We discussed this disparity in registered voters in South Dakota’s Senate districts last month. When I asked if we should draw district boundaries differently to equalize voter power in choosing legislators, Joe Nelson said no, total population is still a fair basis for legislative representation, since, for instance, registered voting parents represent the interests of their children who are unable to vote. Judge Martinez points to precedent (Evenwel v. Abbott 2016) that agrees with Nelson (good call, Joe!): voter dilution is tolerable for the sake of representational equality, the idea that each elected legislator represents the same number of people, registered voter or otherwise, in her district.
But representational equality isn’t a factor in ballot question petitions:
In the context of direct democracy, however, the tension between preventing vote dilution and ensuring equality of representation falls away because, with no “representation” in the ballot petition form of direct democratic rule, there is no representative equality component of the equation to balance against the integrity of the vote. In other words, there is no representation; there is only voting. To be sure, in common speech we are accustomed to referring to an election outcome as “the will of the people,” even though it is strictly speaking only the will of the voters. But “the will of the people” is meant as an expression of commitment to the democratic process—that we agree to abide by the outcome of an election.
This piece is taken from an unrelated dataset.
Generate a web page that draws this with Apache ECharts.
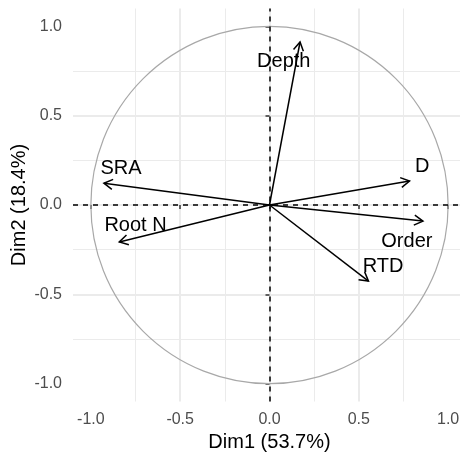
<!DOCTYPE html>
<html>
<head>
<meta charset="utf-8">
<script src="https://cdn.jsdelivr.net/npm/echarts@6/dist/echarts.min.js"></script>
<style>
  html, body { margin: 0; padding: 0; background: #fff; }
  #chart { width: 460px; height: 454px; }
</style>
</head>
<body>
<div id="chart"></div>
<script>
// variable loadings on Dim1 / Dim2 (arrow tips)
const varNames = ['Depth', 'D', 'Order', 'RTD', 'SRA', 'Root N'];
const dim1 = [0.171, 0.784, 0.859, 0.554, -0.927, -0.841];
const dim2 = [0.913, 0.134, -0.090, -0.426, 0.122, -0.207];
// where the (repelled) labels sit, in data units
const labelDim1 = [0.080, 0.855, 0.769, 0.636, -0.831, -0.750];
const labelDim2 = [0.805, 0.215, -0.206, -0.346, 0.206, -0.114];
const tickValues = [-1, -0.5, 0, 0.5, 1];
const circleRadius = 1;

const FONT = 'Liberation Sans, Arial, sans-serif';

const chart = echarts.init(document.getElementById('chart'));

const axisCommon = {
  type: 'value',
  min: -1.1,
  max: 1.1,
  axisLine: { show: false },
  axisTick: {
    show: true,
    length: 4,
    customValues: tickValues,
    lineStyle: { color: '#333333', width: 1.5 }
  },
  axisLabel: {
    customValues: tickValues,
    formatter: v => v.toFixed(1),
    color: '#4d4d4d',
    fontSize: 16,
    fontFamily: FONT
  },
  splitLine: {
    show: true,
    showMinLine: false,
    showMaxLine: false,
    lineStyle: { color: '#ebebeb', width: 2 }
  },
  minorTick: { show: false, splitNumber: 2 },
  minorSplitLine: { show: true, lineStyle: { color: '#ebebeb', width: 1 } },
  nameLocation: 'middle',
  nameTextStyle: { color: '#000', fontSize: 20, fontFamily: FONT }
}

const option = {
  animation: false,
  backgroundColor: '#fff',
  grid: {
    left: 73,
    top: 8.5,
    width: 393,
    height: 393,
    containLabel: false,
    outerBoundsMode: 'none'
  },
  xAxis: Object.assign({}, axisCommon, {
    name: 'Dim1 (53.7%)',
    nameGap: 30,
    axisLabel: Object.assign({}, axisCommon.axisLabel, { margin: 10 })
  }),
  yAxis: Object.assign({}, axisCommon, {
    name: 'Dim2 (18.4%)',
    nameGap: 44,
    nameMoveOverlap: false,
    axisLabel: Object.assign({}, axisCommon.axisLabel, { margin: 11 })
  }),
  series: [
    {
      // correlation circle
      type: 'custom',
      silent: true,
      data: [[0, 0, circleRadius]],
      renderItem: (params, api) => {
        const c = api.coord([api.value(0), api.value(1)]);
        const r = api.size([api.value(2), 0])[0];
        return {
          type: 'circle',
          shape: { cx: c[0], cy: c[1], r: r },
          style: { fill: 'none', stroke: '#a8a8a8', lineWidth: 1.2 }
        };
      },
      markLine: {
        silent: true,
        symbol: 'none',
        label: { show: false },
        lineStyle: { color: '#000', type: [5, 5], width: 1.5 },
        data: [{ xAxis: 0 }, { yAxis: 0 }]
      }
    },
    {
      // arrows
      type: 'custom',
      silent: true,
      data: varNames.map((n, i) => [dim1[i], dim2[i]]),
      renderItem: (params, api) => {
        const o = api.coord([0, 0]);
        const p = api.coord([api.value(0), api.value(1)]);
        const ang = Math.atan2(p[1] - o[1], p[0] - o[0]);
        const L = 10, a = Math.PI / 6;
        const w1 = [p[0] - L * Math.cos(ang - a), p[1] - L * Math.sin(ang - a)];
        const w2 = [p[0] - L * Math.cos(ang + a), p[1] - L * Math.sin(ang + a)];
        return {
          type: 'group',
          children: [
            { type: 'line', shape: { x1: o[0], y1: o[1], x2: p[0], y2: p[1] },
              style: { stroke: '#000', lineWidth: 1.5 } },
            { type: 'polyline', shape: { points: [w1, p, w2] },
              style: { stroke: '#000', lineWidth: 1.5, fill: null } }
          ]
        };
      }
    },
    {
      // variable labels
      type: 'custom',
      silent: true,
      data: varNames.map((n, i) => [labelDim1[i], labelDim2[i], i]),
      renderItem: (params, api) => {
        const p = api.coord([api.value(0), api.value(1)]);
        return {
          type: 'text',
          x: p[0],
          y: p[1],
          style: {
            text: varNames[api.value(2)],
            fill: '#000',
            fontSize: 20,
            fontFamily: FONT,
            align: 'center',
            verticalAlign: 'middle'
          }
        };
      }
    }
  ]
};

chart.setOption(option);
</script>
</body>
</html>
It is not meant as an expression that each voter has a duty to account for the interests of the general population within his or her voting district. One who votes in favor of a candidate or proposition surely does not represent anyone else in the same district (voter or non-voter) who opposes the candidate or proposition. A signatory to a ballot petition initiative surely does not represent anyone else in the same district who refused to sign the petition, much less any person who never learned about it in the first place [Judge William A. Martinez, Order Denying Motion to Dismiss and Order to Show Cause, Semple et al. v. Williams, #17-cv-01007, 2018.02.14, pp.18–19].
Courts have already found signature quotas based on counties unconstitutional because of differences in population that dilute voter power. The sponsors of HB 1275 tried to get around that by basing their geographical quota on Senate districts with equal population. But now the federal court in Colorado says that scheme violates “one person, one vote” as well when Senate districts have widely varying numbers of registered voters. In South Dakota, HB 1275 would cause the signatures of voters in Districts 15, 7, 26, and 17 to have more power and be worth more to petitioners than signatures from voters in Districts 33, 30, 11, and 8.*
And that outcome, as you would feel in your gut the moment a petitioner turned you away in favor another South Dakota voter, just ain’t right.
No matter which way we slice the state, House Bill 1275 ends up unconstitutional. Sponsors Haugaard and Novstrup have to accept the fact that, in an election issue on which all South Dakotans can vote, we cannot treat any arbitrary subset of South Dakotans differently. When the Legislature gets back to Pierre Tuesday, Rep. Haugaard should ask the speaker to withdraw HB 1275.
*Off the top of my head, I can tell you that the high voter totals in Districts 33 and 8 are due to Box Elder’s America’s Mailbox and Madison’s MyDakotaAddress.com, two of South Dakota’s very successful mail-forwarding and tax-avoidance services for RVers.